[Rows from a dataset of charts and code]
________________
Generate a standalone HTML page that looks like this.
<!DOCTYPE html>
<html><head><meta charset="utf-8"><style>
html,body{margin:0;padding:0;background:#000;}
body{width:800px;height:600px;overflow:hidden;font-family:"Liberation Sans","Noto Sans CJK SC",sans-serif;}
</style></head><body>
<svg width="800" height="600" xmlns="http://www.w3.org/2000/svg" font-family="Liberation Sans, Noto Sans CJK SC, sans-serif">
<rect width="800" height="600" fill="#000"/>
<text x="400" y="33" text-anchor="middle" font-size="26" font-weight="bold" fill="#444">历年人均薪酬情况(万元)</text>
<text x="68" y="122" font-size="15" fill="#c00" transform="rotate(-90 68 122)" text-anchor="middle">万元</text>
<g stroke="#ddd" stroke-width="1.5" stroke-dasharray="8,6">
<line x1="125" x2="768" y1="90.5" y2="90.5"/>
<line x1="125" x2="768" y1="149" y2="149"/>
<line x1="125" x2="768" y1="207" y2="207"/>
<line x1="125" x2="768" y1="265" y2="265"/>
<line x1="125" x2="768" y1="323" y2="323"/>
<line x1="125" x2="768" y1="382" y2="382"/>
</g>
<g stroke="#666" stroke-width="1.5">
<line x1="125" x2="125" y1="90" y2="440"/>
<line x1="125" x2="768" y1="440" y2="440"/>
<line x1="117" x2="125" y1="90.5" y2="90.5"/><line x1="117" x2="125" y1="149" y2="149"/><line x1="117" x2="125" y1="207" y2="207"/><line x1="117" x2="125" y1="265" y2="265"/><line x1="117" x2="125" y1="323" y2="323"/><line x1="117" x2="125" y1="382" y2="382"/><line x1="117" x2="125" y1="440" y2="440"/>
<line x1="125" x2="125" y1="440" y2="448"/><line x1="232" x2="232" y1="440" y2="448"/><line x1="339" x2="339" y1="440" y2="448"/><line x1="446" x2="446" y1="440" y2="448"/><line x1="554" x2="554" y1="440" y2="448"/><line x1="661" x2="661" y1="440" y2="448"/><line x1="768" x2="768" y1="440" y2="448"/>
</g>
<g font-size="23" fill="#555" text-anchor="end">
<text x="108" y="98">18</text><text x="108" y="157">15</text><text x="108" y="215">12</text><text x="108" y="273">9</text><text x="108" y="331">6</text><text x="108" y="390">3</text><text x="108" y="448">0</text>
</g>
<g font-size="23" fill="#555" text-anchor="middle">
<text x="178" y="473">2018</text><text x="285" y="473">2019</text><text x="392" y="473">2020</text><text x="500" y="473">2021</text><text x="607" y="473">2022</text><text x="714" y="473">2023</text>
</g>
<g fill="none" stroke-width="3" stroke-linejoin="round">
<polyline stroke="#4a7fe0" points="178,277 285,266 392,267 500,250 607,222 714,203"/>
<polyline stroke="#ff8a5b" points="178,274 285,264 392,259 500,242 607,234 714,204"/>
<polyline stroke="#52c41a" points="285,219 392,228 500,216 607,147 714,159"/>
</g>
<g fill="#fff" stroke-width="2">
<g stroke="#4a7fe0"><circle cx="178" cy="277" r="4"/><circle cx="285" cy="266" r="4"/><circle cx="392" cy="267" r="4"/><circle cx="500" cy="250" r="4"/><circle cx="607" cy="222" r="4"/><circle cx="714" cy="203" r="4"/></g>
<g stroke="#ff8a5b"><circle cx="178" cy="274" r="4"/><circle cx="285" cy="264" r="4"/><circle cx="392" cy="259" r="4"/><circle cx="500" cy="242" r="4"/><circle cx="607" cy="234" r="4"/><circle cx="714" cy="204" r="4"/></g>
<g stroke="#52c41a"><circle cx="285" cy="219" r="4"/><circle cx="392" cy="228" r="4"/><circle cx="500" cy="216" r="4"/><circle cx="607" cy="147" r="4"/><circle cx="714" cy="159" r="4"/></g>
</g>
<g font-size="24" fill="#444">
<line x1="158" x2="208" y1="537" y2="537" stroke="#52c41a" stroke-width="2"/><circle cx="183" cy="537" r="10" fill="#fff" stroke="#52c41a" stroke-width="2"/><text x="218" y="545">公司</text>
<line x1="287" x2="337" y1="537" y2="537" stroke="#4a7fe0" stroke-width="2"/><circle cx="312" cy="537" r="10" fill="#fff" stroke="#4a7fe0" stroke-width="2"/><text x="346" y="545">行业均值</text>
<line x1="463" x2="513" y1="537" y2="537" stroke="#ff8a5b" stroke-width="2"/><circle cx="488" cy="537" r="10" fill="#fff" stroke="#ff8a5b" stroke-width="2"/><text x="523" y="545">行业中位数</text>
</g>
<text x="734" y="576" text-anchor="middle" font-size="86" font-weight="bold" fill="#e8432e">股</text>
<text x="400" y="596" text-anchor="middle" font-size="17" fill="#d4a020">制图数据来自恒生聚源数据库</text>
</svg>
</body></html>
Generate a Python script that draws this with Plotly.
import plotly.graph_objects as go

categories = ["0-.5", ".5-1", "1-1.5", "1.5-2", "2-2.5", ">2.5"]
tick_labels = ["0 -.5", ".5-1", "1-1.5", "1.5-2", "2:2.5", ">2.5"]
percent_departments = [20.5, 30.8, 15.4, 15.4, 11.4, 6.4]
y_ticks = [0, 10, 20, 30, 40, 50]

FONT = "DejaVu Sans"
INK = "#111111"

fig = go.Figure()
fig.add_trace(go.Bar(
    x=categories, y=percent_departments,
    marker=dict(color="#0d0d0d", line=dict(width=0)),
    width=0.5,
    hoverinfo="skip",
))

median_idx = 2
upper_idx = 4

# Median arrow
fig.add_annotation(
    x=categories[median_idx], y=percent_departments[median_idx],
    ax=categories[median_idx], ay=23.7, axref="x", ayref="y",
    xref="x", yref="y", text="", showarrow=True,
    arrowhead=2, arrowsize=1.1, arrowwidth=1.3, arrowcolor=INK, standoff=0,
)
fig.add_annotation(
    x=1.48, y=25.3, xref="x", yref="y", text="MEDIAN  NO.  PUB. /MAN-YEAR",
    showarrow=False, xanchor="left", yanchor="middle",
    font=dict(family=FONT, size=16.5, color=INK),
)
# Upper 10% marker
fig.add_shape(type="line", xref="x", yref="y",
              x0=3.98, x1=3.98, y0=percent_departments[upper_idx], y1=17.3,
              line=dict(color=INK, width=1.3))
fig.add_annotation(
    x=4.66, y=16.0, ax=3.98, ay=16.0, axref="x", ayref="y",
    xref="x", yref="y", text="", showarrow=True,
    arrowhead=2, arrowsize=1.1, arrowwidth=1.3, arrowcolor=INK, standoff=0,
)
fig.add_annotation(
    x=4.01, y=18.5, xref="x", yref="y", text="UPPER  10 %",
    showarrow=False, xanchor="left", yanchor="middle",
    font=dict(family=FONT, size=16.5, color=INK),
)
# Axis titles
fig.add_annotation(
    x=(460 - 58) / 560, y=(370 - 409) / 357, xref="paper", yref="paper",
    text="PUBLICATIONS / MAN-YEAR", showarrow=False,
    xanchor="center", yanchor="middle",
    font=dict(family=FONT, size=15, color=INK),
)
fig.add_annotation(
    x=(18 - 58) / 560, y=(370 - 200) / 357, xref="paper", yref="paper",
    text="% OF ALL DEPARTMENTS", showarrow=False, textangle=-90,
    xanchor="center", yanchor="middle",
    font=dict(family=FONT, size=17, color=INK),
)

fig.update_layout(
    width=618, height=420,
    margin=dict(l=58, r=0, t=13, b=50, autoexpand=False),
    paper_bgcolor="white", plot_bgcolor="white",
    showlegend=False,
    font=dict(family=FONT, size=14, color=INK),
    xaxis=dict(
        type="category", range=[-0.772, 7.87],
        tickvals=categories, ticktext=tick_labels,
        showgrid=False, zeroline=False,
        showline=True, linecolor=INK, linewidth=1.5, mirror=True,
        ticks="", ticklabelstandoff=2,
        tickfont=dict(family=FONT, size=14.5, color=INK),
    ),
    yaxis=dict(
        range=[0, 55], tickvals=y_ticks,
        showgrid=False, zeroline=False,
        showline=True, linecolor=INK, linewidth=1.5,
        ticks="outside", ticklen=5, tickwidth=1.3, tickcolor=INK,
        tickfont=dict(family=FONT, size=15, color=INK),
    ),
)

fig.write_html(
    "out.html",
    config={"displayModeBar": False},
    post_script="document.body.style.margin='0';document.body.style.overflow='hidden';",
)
________________
▶ TASK PROMPT
In the entries above, some lines may contain the string "this"; report how many, without additional comment.

▶ FINISHED TASK
2